Jean-Louis Bruguière
Jean-Louis Bruguière (* 29. Mai 1943 in Tours) ist ein ehemaliger oberster französischer Ermittlungsrichter und Vizepräsident des Tribunal de Grande Instance in Paris, einem Tribunal für schwere Staatsverbrechen. Seit Anfang der 1980er Jahre mit Fragen der Terrorbekämpfung beschäftigt, hatte er sich den Ruf als Frankreichs „führender Terroristenjäger“ verschafft. Er war Fahnder und Richter in einem. Bruguière schied 2007 aus seinem Amt und ging in die Politik, wo er Nicolas Sarkozy unterstützte.
Ermittlungsfälle
Bekannt wurde er 1994 durch die Festnahme des weltweit als Topterroristen gesuchten Venezolaners Ilich Ramírez Sánchez alias „Carlos“.
Im Juni 2003 ließ er Christian Ganczarski auf dem Pariser Flughafen festnehmen.
Ende Mai 2017 wurde Bruguière zum Mitglied der unabhängigen externen Untersuchungsstelle ernannt, die Korruptionsvorwürfe innerhalb der Parlamentarischen Versammlung des Europarates (PACE) untersuchen soll.[1]
Abschuss der ruandischen Präsidentenmaschine
International sorgte Bruguière im November 2006 für Aufsehen, als er im Namen der Regierung Frankreichs Klage gegen die derzeitige Regierung Ruandas unter Paul Kagame erhob, die sich aus zahlreichen Mitgliedern der ehemaligen Bürgerkriegspartei Ruandische Patriotische Front zusammensetzt, der auch Kagame angehörte. Diese soll laut französischer Anklageschrift im Jahr 1994 am Abschuss der Präsidentenmaschine – somit am Mord an den Präsidenten Ruandas und Burundis, Juvénal Habyarimana und Cyprien Ntaryamira – beteiligt gewesen sein und den Völkermord in Ruanda maßgeblich mitverantwortet haben.
Insgesamt wurden 2006 neun internationale Haftbefehle gegen führende Persönlichkeiten der damaligen ruandischen Spitze unter dem Vorwurf erlassen, dass diese den Abschuss der ruandischen Präsidentenmaschine herbeigeführt und damit den Völkermord ausgelöst hätten.[2]
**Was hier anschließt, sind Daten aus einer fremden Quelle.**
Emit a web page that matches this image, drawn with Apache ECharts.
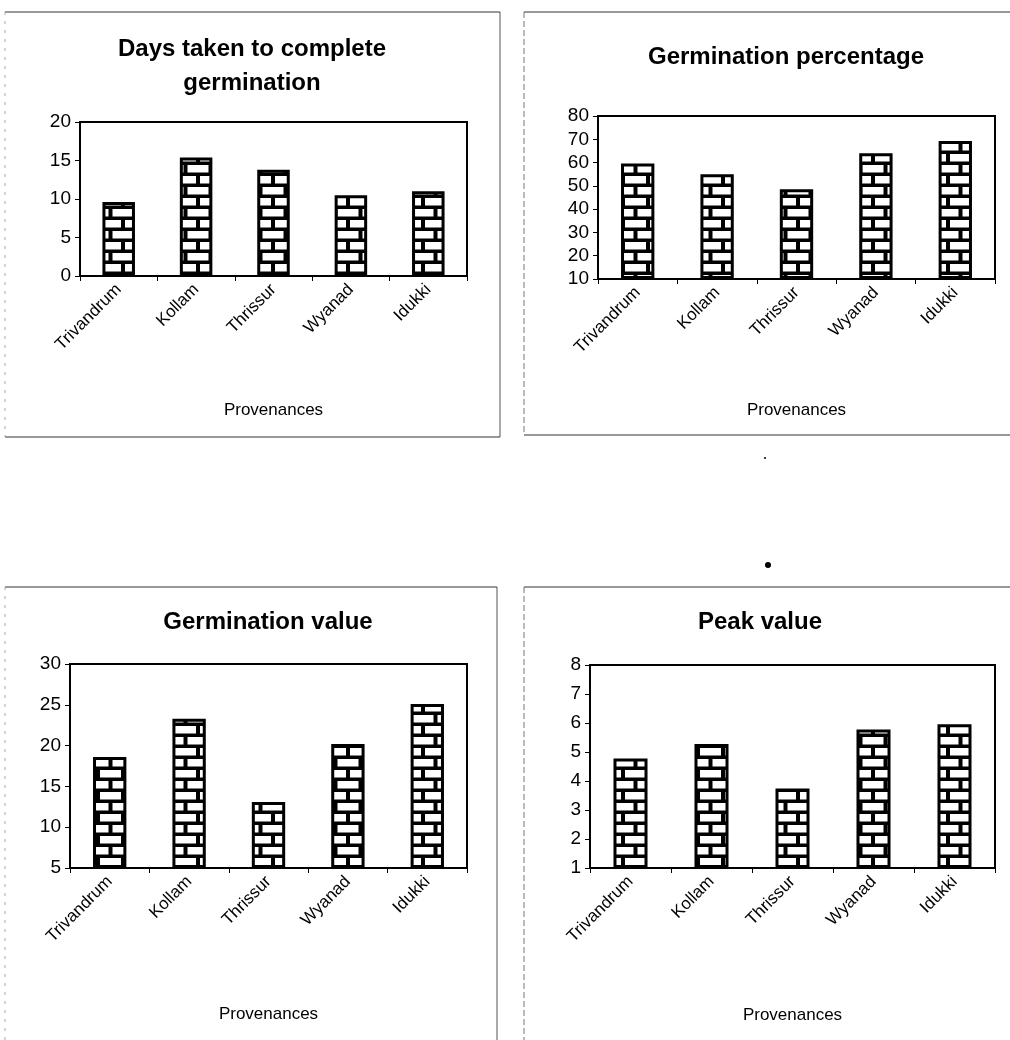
<!DOCTYPE html>
<html><head><meta charset="utf-8">
<script src="https://cdn.jsdelivr.net/npm/echarts@6/dist/echarts.min.js"></script>
<style>html,body{margin:0;padding:0;background:#fff}#c{width:1010px;height:1040px}</style>
</head><body><div id="c"></div>
<script>
const categories = ['Trivandrum','Kollam','Thrissur','Wyanad','Idukki'];
const daysToComplete = [9.6, 15.4, 13.8, 10.5, 11.0];
const germPercentage = [59.6, 55.0, 48.5, 64.0, 69.3];
const germValue = [18.6, 23.3, 13.1, 20.2, 25.1];
const peakValue = [4.78, 5.28, 3.74, 5.78, 5.96];
const titles = ['Days taken to complete\ngermination','Germination percentage','Germination value','Peak value'];
const axisName = 'Provenances';

function brick(){
  const c=document.createElement('canvas'); c.width=25; c.height=22;
  const g=c.getContext('2d');
  g.fillStyle='#000'; g.fillRect(0,0,25,22);
  g.fillStyle='#fff';
  g.fillRect(0,0,21,7.5);
  g.fillRect(12.5,11,12.5,7.5); g.fillRect(0,11,8.5,7.5);
  return c;
}
const pat = {image: brick(), repeat: 'repeat'};
const FF = 'Liberation Sans, Arial, sans-serif';

const grids = [
  {left:80, top:122, width:387, height:154},
  {left:598, top:116, width:397, height:163},
  {left:70, top:664, width:397, height:204},
  {left:590, top:665, width:405, height:203}
];
const yCfg = [
  {min:0,max:20,interval:5},
  {min:10,max:80,interval:10},
  {min:5,max:30,interval:5},
  {min:1,max:8,interval:1}
];
const nameGaps = [126, 123, 138, 139];
const datasets = [daysToComplete, germPercentage, germValue, peakValue];

const chart = echarts.init(document.getElementById('c'), null, {renderer:'canvas'});
const option = {
  backgroundColor:'#fff',
  animation:false,
  grid: grids.map(g=>Object.assign({show:true,borderColor:'#000',borderWidth:2,containLabel:false},g)),
  xAxis: grids.map((g,i)=>({
    type:'category', gridIndex:i, data:categories,
    axisLine:{show:true,lineStyle:{color:'#000',width:2}},
    axisTick:{show:true,length:5,lineStyle:{color:'#000',width:1}},
    axisLabel:{rotate:45,color:'#000',fontSize:17,fontFamily:FF,margin:11,interval:0},
    name:axisName, nameLocation:'middle', nameGap:nameGaps[i],
    nameTextStyle:{color:'#000',fontSize:17,fontFamily:FF}
  })),
  yAxis: grids.map((g,i)=>({
    type:'value', gridIndex:i, min:yCfg[i].min, max:yCfg[i].max, interval:yCfg[i].interval,
    startValue:yCfg[i].min,
    axisLine:{show:true,lineStyle:{color:'#000',width:2}},
    axisTick:{show:true,length:5,lineStyle:{color:'#000',width:1}},
    splitLine:{show:false},
    axisLabel:{color:'#000',fontSize:19,fontFamily:FF,margin:9}
  })),
  series: datasets.map((d,i)=>({
    type:'bar', xAxisIndex:i, yAxisIndex:i, data:d, barWidth:'42%', clip:true,
    itemStyle:{color:pat,borderColor:'#000',borderWidth:3}
  })),
  graphic: [
    {type:'line',shape:{x1:5,y1:12,x2:500,y2:12},style:{stroke:'#333',lineWidth:1}},
    {type:'line',shape:{x1:500,y1:12,x2:500,y2:437},style:{stroke:'#555',lineWidth:1}},
    {type:'line',shape:{x1:5,y1:437,x2:500,y2:437},style:{stroke:'#333',lineWidth:1}},
    {type:'line',shape:{x1:5,y1:12,x2:5,y2:437},style:{stroke:'#aaa',lineWidth:1,lineDash:[3,6]}},
    {type:'line',shape:{x1:524,y1:12,x2:1010,y2:12},style:{stroke:'#333',lineWidth:1}},
    {type:'line',shape:{x1:524,y1:12,x2:524,y2:435},style:{stroke:'#777',lineWidth:1,lineDash:[6,3]}},
    {type:'line',shape:{x1:524,y1:435,x2:1010,y2:435},style:{stroke:'#333',lineWidth:1}},
    {type:'line',shape:{x1:5,y1:587,x2:497,y2:587},style:{stroke:'#333',lineWidth:1}},
    {type:'line',shape:{x1:497,y1:587,x2:497,y2:1040},style:{stroke:'#555',lineWidth:1}},
    {type:'line',shape:{x1:5,y1:587,x2:5,y2:1040},style:{stroke:'#aaa',lineWidth:1,lineDash:[3,6]}},
    {type:'line',shape:{x1:524,y1:587,x2:1010,y2:587},style:{stroke:'#333',lineWidth:1}},
    {type:'line',shape:{x1:524,y1:587,x2:524,y2:1040},style:{stroke:'#777',lineWidth:1,lineDash:[6,3]}},
    {type:'text',x:252,y:32,style:{text:titles[0],font:'bold 24px '+FF,fill:'#000',textAlign:'center',textVerticalAlign:'top',lineHeight:34}},
    {type:'text',x:786,y:57,style:{text:titles[1],font:'bold 24px '+FF,fill:'#000',textAlign:'center',textVerticalAlign:'middle'}},
    {type:'text',x:268,y:622,style:{text:titles[2],font:'bold 24px '+FF,fill:'#000',textAlign:'center',textVerticalAlign:'middle'}},
    {type:'text',x:760,y:622,style:{text:titles[3],font:'bold 24px '+FF,fill:'#000',textAlign:'center',textVerticalAlign:'middle'}},
    {type:'circle',shape:{cx:768,cy:565,r:3},style:{fill:'#000'}},
    {type:'circle',shape:{cx:765,cy:458,r:1},style:{fill:'#000'}}
  ]
};
chart.setOption(option);
</script></body></html>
In Kigali lösten die Haftbefehle und die damit verbundenen Vorwürfe wiederum heftige Empörung aus und führte zum Abbruch der diplomatischen Beziehungen mit Frankreich sowie einer bald darauf erfolgten Abschaffung von Französisch als Schul- und Verwaltungssprache verbunden mit einer gleichzeitigen Hinwendung zur englischsprachigen Welt.[3] Auch ein von Bruguière vernommener Zeuge, der die Existenz eines angeblichen “Network Commando” bestätigt hätte, welches am Abschuss der Präsidentenmaschine beteiligt gewesen sei, beschwerte sich nach der Vorlage des 64-seitigen Berichts in einem Brief an Bruguière, dass seine Aussagen von dem Ermittlungsrichter teilweise bis ins Gegenteil verdreht worden seien.[4]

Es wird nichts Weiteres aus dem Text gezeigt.